• Drug Shortage Prevention Act Seeks to Improve Communication and Expedite Review of Drugs in Shortage
  • February 7, 2012 | Author: Kurt R. Karst
  • Law Firm: Hyman, Phelps & McNamara, P.C. - Washington Office
  • Earlier this week, Representatives John Carney (D-DE) and Larry Bucshon (R-IN) introduced H.R.3839, the “Drug Shortage Prevention Act,” which, according to its sponsors, is intended to bring “more efficiency to the manufacturing and distribution processes” and to require “FDA to take action to prevent drug shortage problems before they begin impacting patients.”  The bill is the latest action plan to address the increasing problem of drug shortages.  Last year saw the introduction of the “Preserving Access to Life-Saving Medications Act of 2011” (S. 296, H.R. 2245), an Executive Order from President Obama, and an interim final rule from FDA to make better use of its existing shortage-related authority under the FDC Act among other things.  The topic of drug shortages is expected to be raised next week at the House Energy and Commerce Committee hearing on generic drug and biosimilar user fees.
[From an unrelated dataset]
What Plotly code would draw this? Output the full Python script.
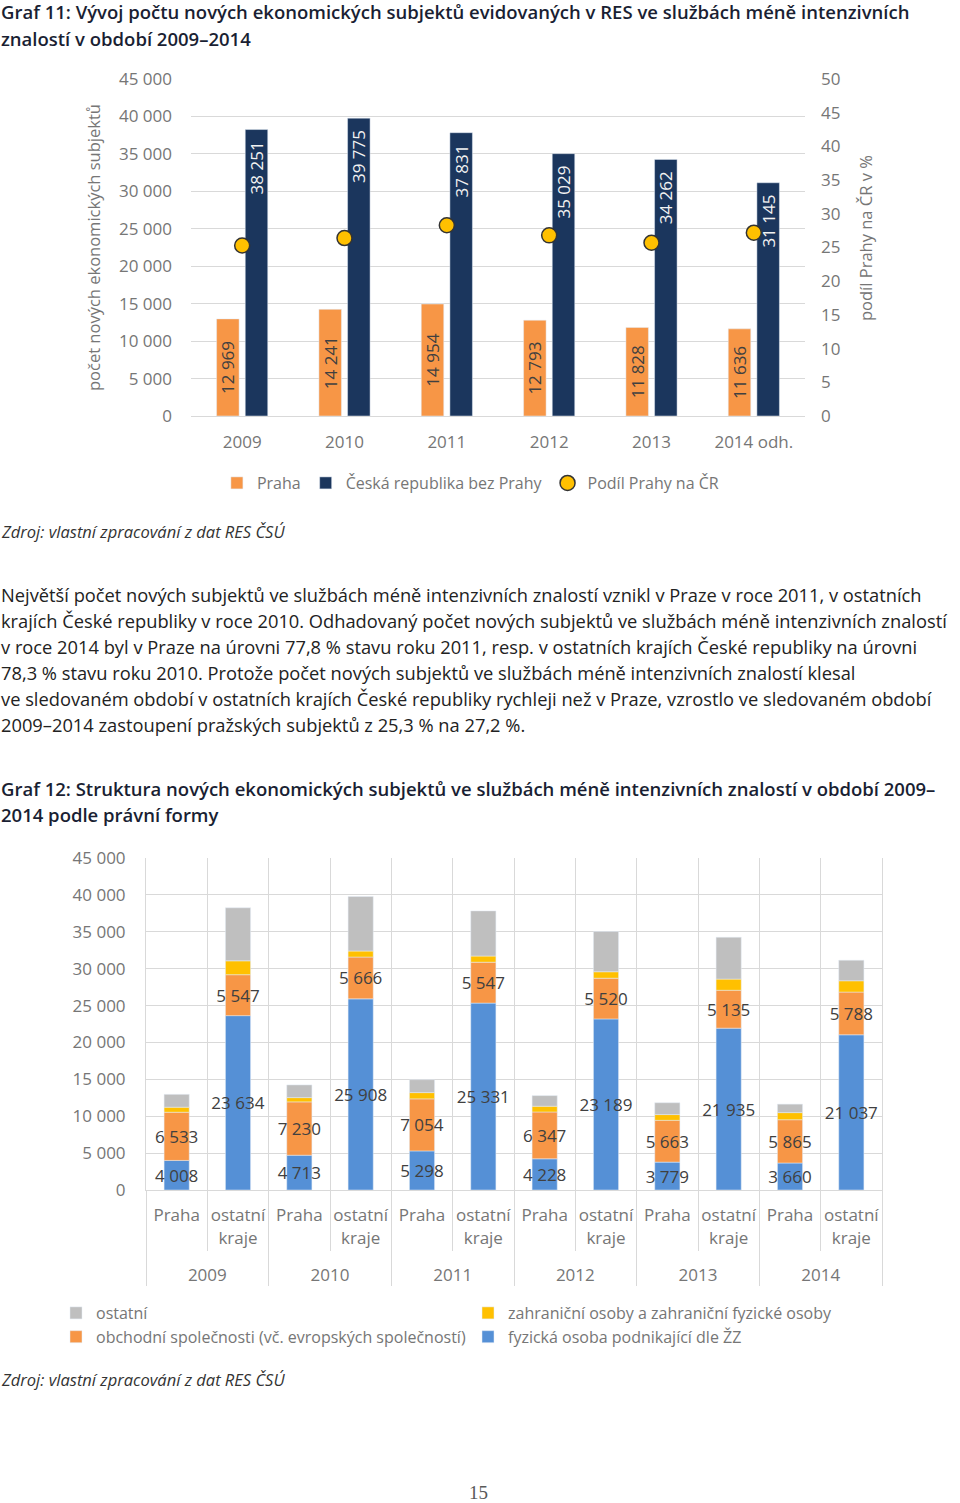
import plotly.graph_objects as go

W, H = 960, 1503

# ---------------- data: chart 1 ----------------
years1 = ["2009", "2010", "2011", "2012", "2013", "2014 odh."]
praha = [12969, 14241, 14954, 12793, 11828, 11636]
cr_bez = [38251, 39775, 37831, 35029, 34262, 31145]
podil = [25.3, 26.4, 28.3, 26.8, 25.7, 27.2]
ticks1_left = [0, 5000, 10000, 15000, 20000, 25000, 30000, 35000, 40000, 45000]
ticks1_right = [0, 5, 10, 15, 20, 25, 30, 35, 40, 45, 50]

# ---------------- data: chart 2 ----------------
years2 = ["2009", "2010", "2011", "2012", "2013", "2014"]
regions = ["Praha", "ostatní<br>kraje<br>\u00a0"]
fyz = [4008, 23634, 4713, 25908, 5298, 25331, 4228, 23189, 3779, 21935, 3660, 21037]
obch = [6533, 5547, 7230, 5666, 7054, 5547, 6347, 5520, 5663, 5135, 5865, 5788]
zahr = [680, 1880, 580, 816, 850, 835, 780, 874, 782, 1520, 965, 1535]
ost = [1748, 7190, 1718, 7385, 1752, 6118, 1438, 5446, 1604, 5672, 1146, 2785]

# ---------------- texts ----------------
title1 = ["Graf 11: Vývoj počtu nových ekonomických subjektů evidovaných v RES ve službách méně intenzivních",
          "znalostí v období 2009–2014"]
title2 = ["Graf 12: Struktura nových ekonomických subjektů ve službách méně intenzivních znalostí v období 2009–",
          "2014 podle právní formy"]
source = "Zdroj: vlastní zpracování z dat RES ČSÚ"
body = [
    "Největší počet nových subjektů ve službách méně intenzivních znalostí vznikl v Praze v roce 2011, v ostatních",
    "krajích České republiky v roce 2010. Odhadovaný počet nových subjektů ve službách méně intenzivních znalostí",
    "v roce 2014 byl v Praze na úrovni 77,8 % stavu roku 2011, resp. v ostatních krajích České republiky na úrovni",
    "78,3 % stavu roku 2010. Protože počet nových subjektů ve službách méně intenzivních znalostí klesal",
    "ve sledovaném období v ostatních krajích České republiky rychleji než v Praze, vzrostlo ve sledovaném období",
    "2009–2014 zastoupení pražských subjektů z 25,3 % na 27,2 %.",
]

# ---------------- style ----------------
FONT = "Open Sans, Liberation Sans, sans-serif"
TICKC = "#767676"
GRID = "#D9D9D9"
C_OR = "#F79646"
C_NAVY = "#1B365D"
C_YEL = "#FFC000"
C_BLUE = "#5590D6"
C_GRAY = "#BFBFBF"
LBL = "#404040"


def fx(p):
    return p / W


def fy(p):
    return 1 - p / H


def fmt(v):
    return f"{v:,}".replace(",", " ")


fig = go.Figure()

# ---- chart 1 bars ----
fig.add_trace(go.Bar(
    x=years1, y=praha, name="Praha", marker_color=C_OR,
    offset=-0.25, width=0.22,
    text=[fmt(v) for v in praha], textposition="inside", insidetextanchor="middle",
    textangle=-90, constraintext="none",
    textfont=dict(family=FONT, size=17, color=LBL),
    xaxis="x", yaxis="y", legend="legend",
))
fig.add_trace(go.Bar(
    x=years1, y=cr_bez, name="Česká republika bez Prahy", marker_color=C_NAVY,
    offset=0.03, width=0.22,
    text=[fmt(v) + "\u00a0\u00a0" for v in cr_bez], textposition="inside", insidetextanchor="end",
    textangle=-90, constraintext="none",
    textfont=dict(family=FONT, size=17, color="#F2F2F2"),
    xaxis="x", yaxis="y", legend="legend",
))
fig.add_trace(go.Scatter(
    x=years1, y=podil, name="Podíl Prahy na ČR", mode="markers",
    marker=dict(size=15, color=C_YEL, line=dict(color="#333333", width=1.5)),
    xaxis="x", yaxis="y2", legend="legend",
))

# ---- chart 2 stacked bars ----
x2 = [[y for y in years2 for _ in regions], [r for _ in years2 for r in regions]]
base_obch = list(fyz)
base_zahr = [a + b for a, b in zip(fyz, obch)]
base_ost = [a + b + c for a, b, c in zip(fyz, obch, zahr)]

common2 = dict(xaxis="x2", yaxis="y3", legend="legend2", width=0.41)
fig.add_trace(go.Bar(
    x=x2, y=fyz, name="fyzická osoba podnikající dle ŽZ", marker_color=C_BLUE,
    text=[fmt(v) for v in fyz], textposition="inside", insidetextanchor="middle",
    textangle=0, constraintext="none", textfont=dict(family=FONT, size=17, color=LBL),
    legendrank=4, **common2))
fig.add_trace(go.Bar(
    x=x2, y=obch, base=base_obch, name="obchodní společnosti (vč. evropských společností)",
    marker_color=C_OR,
    text=[fmt(v) for v in obch], textposition="inside", insidetextanchor="middle",
    textangle=0, constraintext="none", textfont=dict(family=FONT, size=17, color=LBL),
    legendrank=3, **common2))
fig.add_trace(go.Bar(
    x=x2, y=zahr, base=base_zahr, name="zahraniční osoby a zahraniční fyzické osoby",
    marker_color=C_YEL, legendrank=2, **common2))
fig.add_trace(go.Bar(
    x=x2, y=ost, base=base_ost, name="ostatní",
    marker_color=C_GRAY, legendrank=1, **common2))

tickfont = dict(family=FONT, size=17, color=TICKC)

fig.update_layout(
    width=W, height=H,
    margin=dict(l=0, r=0, t=0, b=0, autoexpand=False),
    paper_bgcolor="white", plot_bgcolor="white",
    barmode="overlay",
    separators=", ",
    showlegend=True,
    font=dict(family=FONT, color=TICKC),
    xaxis=dict(
        domain=[fx(191), fx(805)], anchor="y", type="category", automargin=False,
        range=[-0.5, 5.5], showgrid=False, showline=True, linecolor=GRID, linewidth=1,
        ticks="", tickfont=tickfont, ticklabelstandoff=11, fixedrange=True, zeroline=False,
    ),
    yaxis=dict(
        domain=[fy(416), fy(79)], anchor="x", range=[0, 45000], automargin=False,
        tickvals=ticks1_left, tickformat=",d", showgrid=True, gridcolor=GRID, gridwidth=1,
        zeroline=False, ticks="", tickfont=tickfont, ticklabelstandoff=18,
    ),
    yaxis2=dict(
        overlaying="y", side="right", anchor="x", range=[0, 50], automargin=False,
        tickvals=ticks1_right, showgrid=False, zeroline=False, ticks="",
        tickfont=tickfont, ticklabelstandoff=15,
    ),
    xaxis2=dict(
        domain=[fx(146), fx(882)], anchor="y3", type="multicategory", automargin=False,
        showgrid=True, gridcolor=GRID, showline=True, linecolor=GRID, zeroline=False,
        ticks="outside", ticklen=60, tickcolor=GRID, tickson="boundaries",
        showdividers=True, dividercolor=GRID, dividerwidth=1,
        tickfont=tickfont, tickangle=0, ticklabelstandoff=10,
    ),
    yaxis3=dict(
        domain=[fy(1190), fy(858)], anchor="x2", range=[0, 45000], automargin=False,
        tickvals=ticks1_left, tickformat=",d", showgrid=True, gridcolor=GRID,
        zeroline=False, ticks="", tickfont=tickfont, ticklabelstandoff=16,
        showline=True, linecolor=GRID, mirror=True,
    ),
    legend=dict(
        orientation="h", x=0.49, xanchor="center", y=fy(483), yanchor="middle",
        font=dict(family=FONT, size=16, color=TICKC), bgcolor="rgba(0,0,0,0)",
    ),
    legend2=dict(
        orientation="h", x=fx(56), xanchor="left", y=fy(1296), yanchor="top",
        entrywidth=367, entrywidthmode="pixels", traceorder="normal",
        font=dict(family=FONT, size=16, color=TICKC), bgcolor="rgba(0,0,0,0)",
    ),
)

ann = []


def text_ann(txt, x, y, size, color, **kw):
    ann.append(dict(text=txt, x=fx(x), y=fy(y), xref="paper", yref="paper",
                    xanchor=kw.pop("xanchor", "left"), yanchor="middle", showarrow=False,
                    font=dict(family=kw.pop("family", FONT), size=size, color=color,
                              **kw.pop("fontkw", {})),
                    **kw))


TITLEC = "#1A1F33"
for i, line in enumerate(title1):
    text_ann(line, -1, 12 + 26 * i, 18.5, TITLEC, fontkw=dict(weight=600))
for i, line in enumerate(title2):
    text_ann(line, -1, 788 + 26 * i, 18.5, TITLEC, fontkw=dict(weight=600))
for i, line in enumerate(body):
    text_ann(line, -1, 594 + 26 * i, 18.3, "#222222")
text_ann(source, -1, 531, 16.5, "#333333", fontkw=dict(style="italic"))
text_ann(source, -1, 1379, 16.5, "#333333", fontkw=dict(style="italic"))

# axis titles chart 1
text_ann("počet nových ekonomických subjektů", 93, 248, 16.5, TICKC, xanchor="center", textangle=-90)
text_ann("podíl Prahy na ČR v %", 866, 238, 16.5, TICKC, xanchor="center", textangle=-90)

# page number
text_ann("15", 478, 1492, 19, "#595959", xanchor="center", family="Liberation Serif, serif")

fig.update_layout(annotations=ann)

fig.write_html("out.html", config={"displayModeBar": False},
               post_script="document.body.style.margin='0';")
    H.R.3839 would amend the FDC Act to add § 506D to require FDA to develop and make publicly available two lists of products: (1) a National Critical Drug List; and (2) a National Critical Drug Shortage List.  The bill does not actually define the terms “critical drug” or “critical drug shortage.”  Rather, FDA would be required to solicit stakeholder input through a public hearing or public docket to define the terms.  The bill does state what information should be included in each list, such as (for the shortage list) an indication of the severity of the shortage, the reason for the shortage, and identification of alternative therapies.

    FDA would be required to expedite its review of NDAs and ANDAs seeking approval of a “critical drug” and any request by the sponsor of a critical drug to approve a change to the manufacturing process, manufacturing facility, or to add an alternate active pharmaceutical ingredient supplier.  “In expediting the review of applications and requests . . . [FDA] shall not unnecessarily delay the review of applications and requests for drugs and biological products that are not critical drugs.”  In addition, the bill would require the HHS Secretary to conduct a study on the feasibility of creating a national contingency plan to address critical drug shortages, including the possible creation of a Federal stockpile of critical drugs or the expansion of an existing Federal stockpile of drugs to include critical drugs for such purpose.

    The Drug Shortage Prevention Act also requires FDA to notify the DEA of any critical drug on the critical drug shortage list that is a controlled substance, and permits the Attorney General to allow for the determination of whether or not it is appropriate to increase a controlled substance quota to address the shortage.